Australia’s Gold Coast can be a real bitch if you hate crowds. The fantastic waves are nearly always slammed with surfers, and a whole lot of them are really, really good. It’s horrible and wonderful at the same time. The crowds, though, are quickly becoming a real problem–the dangers of surfing are severely compounded when there are a million other people in the water, all vying for the same waves. But Australia has a plan to fix it: they’re going to make more waves.
A few days ago, the Gold Coast city council met to discuss creating five new artificial reefs expressly for surfing. Under the Gold Coast Surf Management plan, at least one is already in the works. The reef will supposedly be built in Palm Beach, and will cost an estimated $17 million. If all goes as planned, the reef will created a left and a right that, under the right conditions, peels for nearly 1000 feet in either direction.

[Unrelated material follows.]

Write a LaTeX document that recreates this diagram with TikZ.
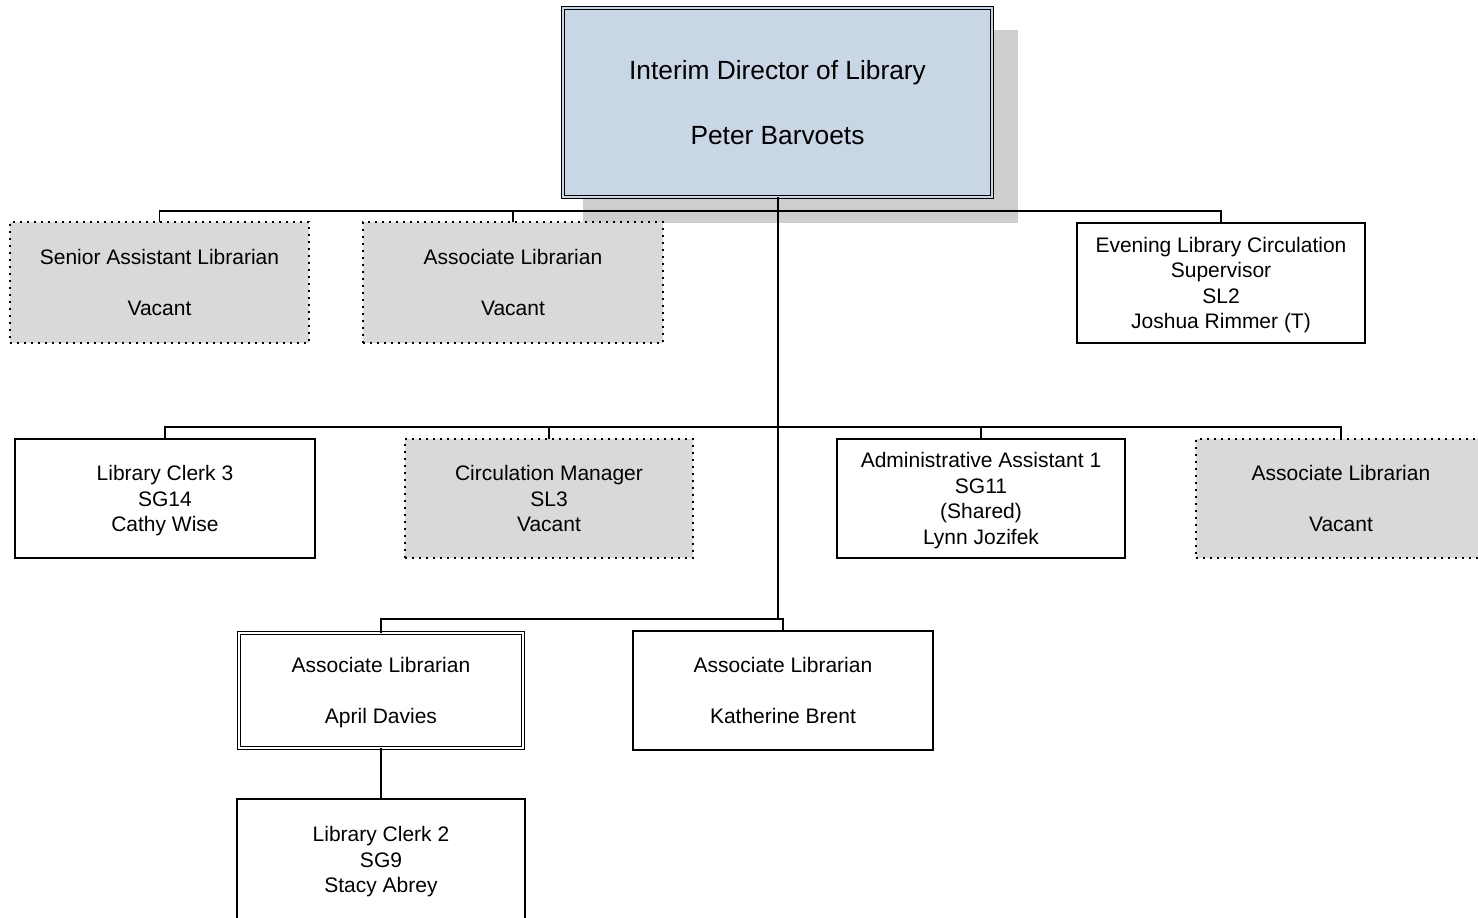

According to reports, the Narrow Neck artificial reef–originally planned to prevent beach erosion, may be revamped to create a new wave. Brad Farmer, the founder of National Surfing Reserves, told the Gold Coast Bulletin that it’s been a long battle to make the city seriously consider building the reefs. “I am pushing for five artificial surfing reefs to meet the growing popularity of surfing,” he said, “and lead by example that surfers can, and need to, call the shots to governments.”
Wayne “Rabbit” Bartholomew agreed with Farmer. “There are some serious problems just over the horizon unless new breaks are introduced,” he said. “The problems are happening now and the projections are that surfing is going to get more and more popular. Unless more breaks are introduced, people will just turn off the Gold Coast.”
According to the Gold Coast Bulletin, the surf industry will add over $3 billion to the economy in coming years, and surfers on the Gold Coast spend over $230 million each year on surfing.